Teenage rising star realises her dream of playing at prestigious jazz club
Courtesy of Grace Harman
A growing musical talent from Suffolk got her chance to shine on one of music's biggest stages after being invited to play at a prestigious venue.
Grace Harman has shown a particular talent and passion for music ever since first taking piano lessons at the age of seven.
Hours of practise in a special room at home, so the noisy instrument didn’t irritate her relatives too much, alongside time with organisations such as the Suffolk Youth Orchestra has enabled her to quickly reach Grade Eight - the highest level.
And on Sunday, February 3 she got her moment in the spotlight when she played in front of a live audience at the prestigious Ronnie Scott’s Jazz Club in London.
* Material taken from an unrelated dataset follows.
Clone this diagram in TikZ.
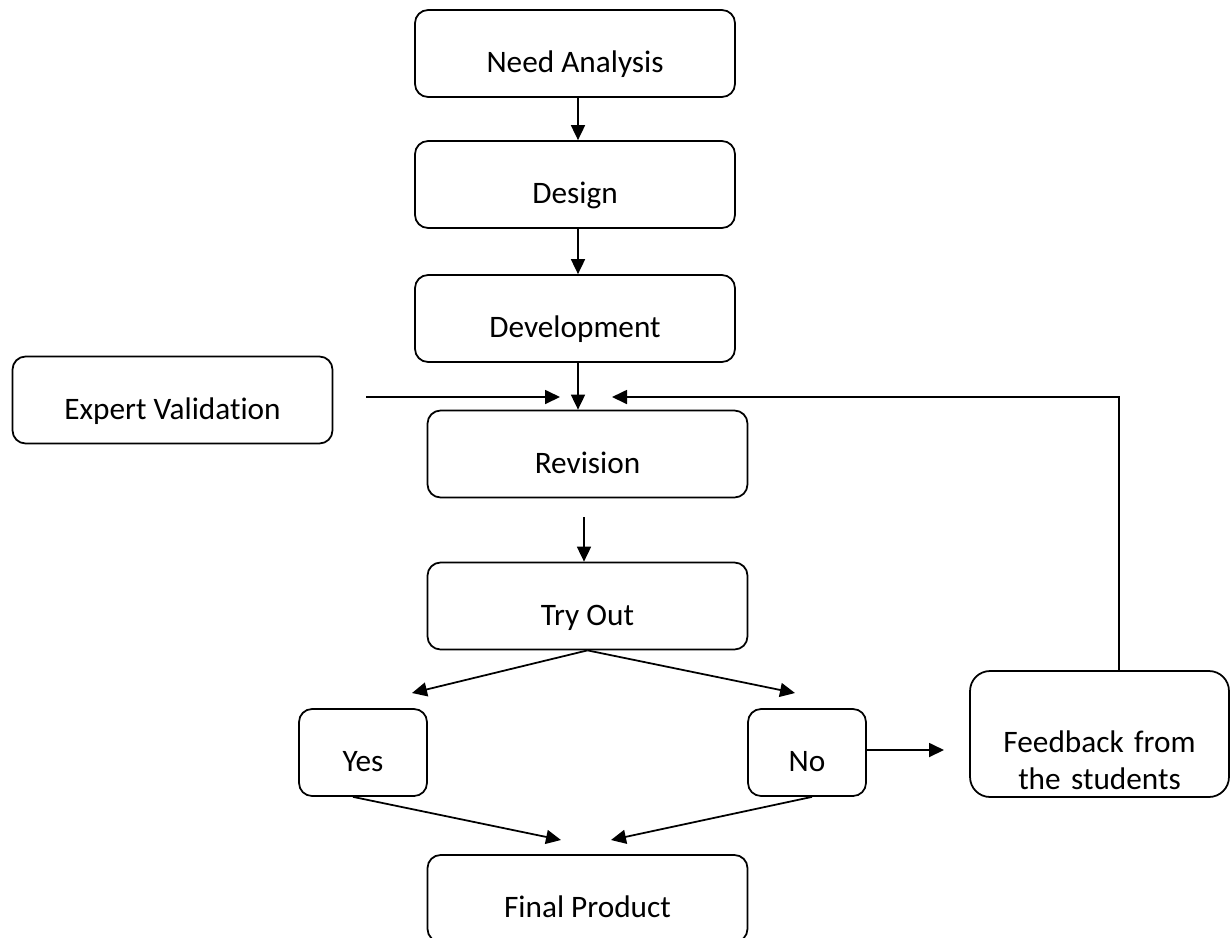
\documentclass[tikz,border=0pt]{standalone}
\usepackage{fontspec}
\setmainfont[Ligatures=NoCommon]{Carlito}
\usetikzlibrary{arrows.meta}

\tikzset{
    stage/.style={draw, line width=1pt, rounded corners=0.26cm, minimum width=6.4cm, minimum height=1.74cm, inner ysep=0pt, text height=0.76cm, text depth=0pt, font=\fontsize{17.8}{21.5}\selectfont},
    flow/.style={line width=1pt, -{Triangle[length=0.3cm, width=0.28cm]}}
}

\begin{document}
\begin{tikzpicture}[x=0.02cm, y=-0.02cm]
        \useasboundingbox (0, 0) rectangle (1230, 937);

        \node [stage] (need) at (575, 53.5) {Need Analysis};
        \node [stage] (design) at (575, 184.5) {Design};
        \node [stage] (devel) at (575, 318.5) {Development};
        \node [stage] (expert) at (172.5, 400) {Expert Validation};
        \node [stage] (revision) at (587.5, 454) {Revision};
        \node [stage] (tryout) at (587.5, 606) {Try Out};
        \node [stage, minimum width=2.56cm] (yes) at (363, 752.5) {Yes};
        \node [stage, minimum width=2.36cm] (no) at (807, 752.5) {No};
        \node [stage, minimum width=5.18cm, minimum height=2.52cm, rounded corners=0.4cm, text width=4.6cm, align=center, text height=0.72cm] (feedback) at (1099.5, 734) {Feedback from\\the students};
        \node [stage] (final) at (587.5, 898.5) {Final Product};

        \coordinate (evfrom) at (366, 397);
        \coordinate (evto) at (560, 397);
        \coordinate (fbto) at (612, 397);
        \coordinate (rvfrom) at (584, 517);
        \coordinate (yesto) at (412, 693);
        \coordinate (noto) at (795, 693);
        \coordinate (fbin) at (944, 750);
        \coordinate (finleft) at (561, 840);
        \coordinate (finright) at (611, 840);

        \draw [flow] ([xshift=0.06cm]need.south) -- ([xshift=0.06cm]design.north);
        \draw [flow] ([xshift=0.06cm]design.south) -- ([xshift=0.06cm]devel.north);
        \draw [flow] ([xshift=0.06cm]devel.south) -- ([xshift=0.06cm]devel.south |- revision.north);
        \draw [flow] (evfrom) -- (evto);
        \draw [flow] ([xshift=0.39cm]feedback.north) |- (fbto);
        \draw [flow] (rvfrom) -- (rvfrom |- tryout.north);

        \draw [flow] (tryout.south) -- (yesto);
        \draw [flow] (tryout.south) -- (noto);
        \draw [flow] (no.east |- fbin) -- (fbin);
        \draw [flow] ([xshift=-0.2cm]yes.south) -- (finleft);
        \draw [flow] ([xshift=0.1cm]no.south) -- (finright);
    \end{tikzpicture}
\end{document}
The 16-year-old says her invitation to take part in the Big Band in a Day workshop, where young musicians learn how to play in a large group and finish the day with a performance, is something she will “never forget”.
The Kesgrave High School year-12 student added: “The day was a huge success. Not many people can say they have performed on the Ronnie Scott’s main stage.”
After learning her first notes on the piano aged seven, Grace went on to also learn the violin and the trumpet.
The latter is now her main instrument, even though she only picked one up aged 12 or 13.
She has her sights set on reading music at university and building up her experience of playing different styles with the trumpet, with the ultimate goal being a professional musician.
In particular she would like to play in bands at big West End musicals. Being at Grade Eight, she is already qualified to teach others.
By teaching others, Grace hopes to “give back” and “use my experience to help new people and music”.
Music has been a major part of Grace’s life and, to reach her level, she said: “You’ve got to be dedicated. I’ve had so many music lessons my whole life.”
But she believes the hard work pays off, not only in giving her prospects for the future but the way it can bring joy to people’s lives.
“Everyone can benefit from music,” she said.
“It’s really rewarding because you learn how to read music and that’s something you never forget.
“Once you reach a point where you can play a piece of music to a high standard, you get that sense of achievement - that’s what got me really excited about playing music.”
A concern for many is the cost of equipment and buying musical instruments.
But Grace, who lives with her family in Kesgrave, pointed to organisations like Martlesham Brass - which give people the chance to learn even if they do not have instruments themselves.
“It’s for anyone, even if you can’t afford to buy an instrument,” she said.
“You just need to be dedicated and want to learn.”